An extra cycle is inserted after the iteration cycles (in state 12) to correct the result. If the divisor was negative, and there is a non-zero remainder, and the D flag is set to disallow negative remainders then the quotient is incremented and the remainder has the the absolute of the divisor added to it. And as part of the finish cycle if the signs of the original arguments differed then the quotient is negated.

Square root

This is a fairly straight copy of the algorithm given on Wikipedia page (section titled binary numeral system). The code fragment I used to model the algorithm is:

bit_mask = 1 << 14;
result = 0;
for (loop=0;loop<8;loop++)
{

// Phase 1
res_plus_mask = result + bit_mask;
result = result >> 1;

// Phase 2
temp = number - res_plus_mask;
if (((temp & 0x8000) == 0) || (number & 0x8000))
{

number = temp;
result = result + bit_mask;

}
bit_mask >>= 2;

}

I needed to split the iteration code into two phases as each step requires two consecutive (rather than concurrent) arithmetic operations.

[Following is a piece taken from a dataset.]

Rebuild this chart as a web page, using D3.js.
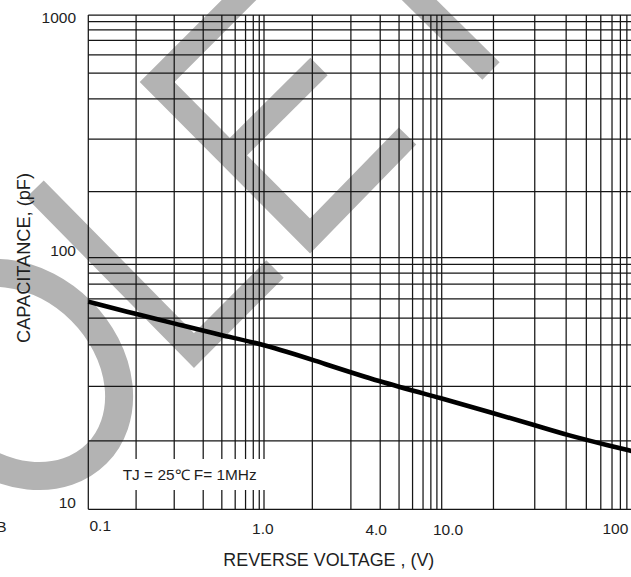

The Megaprocessor takes 18 cycles to implement this. An initialisation cycle, 16 cycles of iteration (2 for each time round the loop above, one for Phase 1, and one for Phase 2), and a cycle to finish. This is mapped onto the Megaprocessor as follows:

we only calculate square root R1, which is used as "number".
the 16 cycles of iteration are counted by the H register whilst the state machine is held in state 10.
bit_mask is calculated as a 4:16 decode of the H register counter
R3 is used as res_plus_mask calculated using ADD2.
The ALU is set up to calculate temp as R1 - R3.
R0 is used as result. There is a right shifter associated with R0 for use in this instruction. In phase 1 cycles R0 updates itself from this shift register. In phase 2 cycles it conditionally updates itself from R3 depending on the value calculated by the ALU.
(R2 is not used for this instruction and is left unchanged).

(To handle the full range of possible unsigned 16 bit values the test in Phase 2 needs to check not just if the trial subtraction (to give temp) was possible but also if the starting value of number was so big that its top bit was set).